The scene where Elliot tries to impress Chili by performing a “monologue” from Bring it On that involves playing multiple characters is an oasis of hilarity in an otherwise laugh-free desert  of strained humor and DOA wackiness. 

The pairing of Travolta and Thurman affords Be Cool an opportunity to soil not one but two of Travolta’s greatest mid-period triumphs. Be Cool is an insult to Get Shorty but it’s even more disrespectful to Pulp Fiction. 

That Be Cool has the stars of one of the most iconic films of all time limply recreate their famous dance to the music of special guests the Black Eyed Peas says everything about the film and its abysmal taste and judgment. 

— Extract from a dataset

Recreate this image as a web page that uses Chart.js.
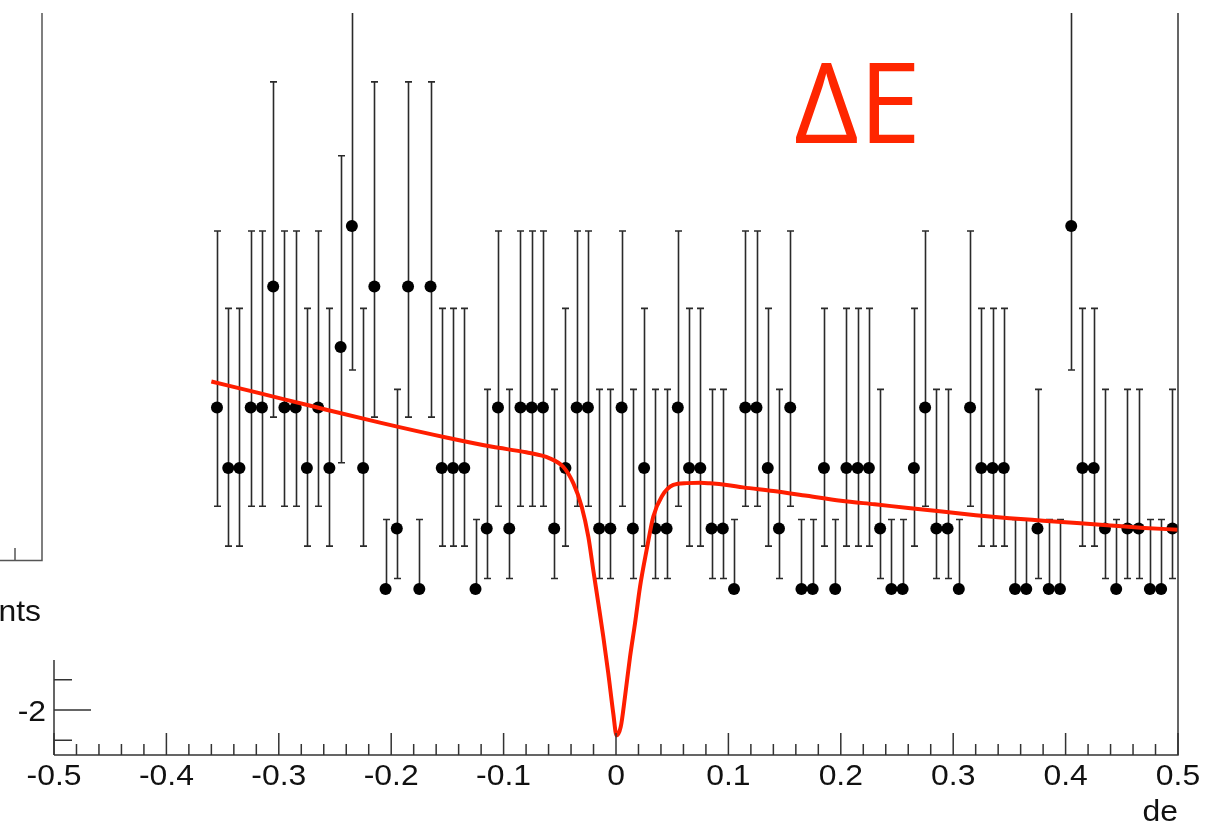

From Chuck Berry to Will.I.Am and Fergie is one hell of a downgrade. Get Shorty understands that nothing is less cool than trying to be cool whereas Be Cool tries to be cool for two interminable hours and succeeds only in being egregiously un-hip.

In Get Shorty Travolta was a master of minimalism, a deadpan delight who didn’t have to raise his voice or stand up to be intimidating. Travolta sinks to the level of the material here, sleepwalking through a role that’s never a fraction as badass or irresistible or fun as it’s supposed to be. 

In the single worst scene in a movie in which Harvey Keitel briefly raps, Chili seduces Steven Tyler into giving his protege a chance to perform live with Aerosmith by asking him what he was thinking about when he wrote “Sweet Emotion.” The answer is probably heroin or some other hard drug but a visibly uncomfortable Tyler instead awkwardly jibber-jabbers some nonsense about rocking and rolling and whatnot and Chili corrects him by telling him that what he was really feeling was the sweet emotion of being the father of two young daughters, one of whom he would go on to disturbingly sexualize in a series of iconic music videos, when he wrote the song. Tyler lights up at the deeply flattering “revelation”, as blown away by Chili’s insight as he is the knockout pipes and dynamite curves of the sexy and talented Linda Moon.

I’m not sure where a scene this maudlin and embarrassingly maudlin belongs, beyond Chicken Soup for the Boomer Rocker Soul but it sure as shit doesn’t belong in a sequel to Get Shorty with aspirations to hipness and satire.

Between Staying Alive, Look Who’s Talking Too, Look Who’s Talking Now and Be Cool, Travolta has had terrible luck with sequels that insult rather than complement their predecessors. 

Be Cool opens with Chili saying he hates sequels and then proceeds to illustrate why he’s 100 percent correct, at least where this dog of a follow-up is concerned.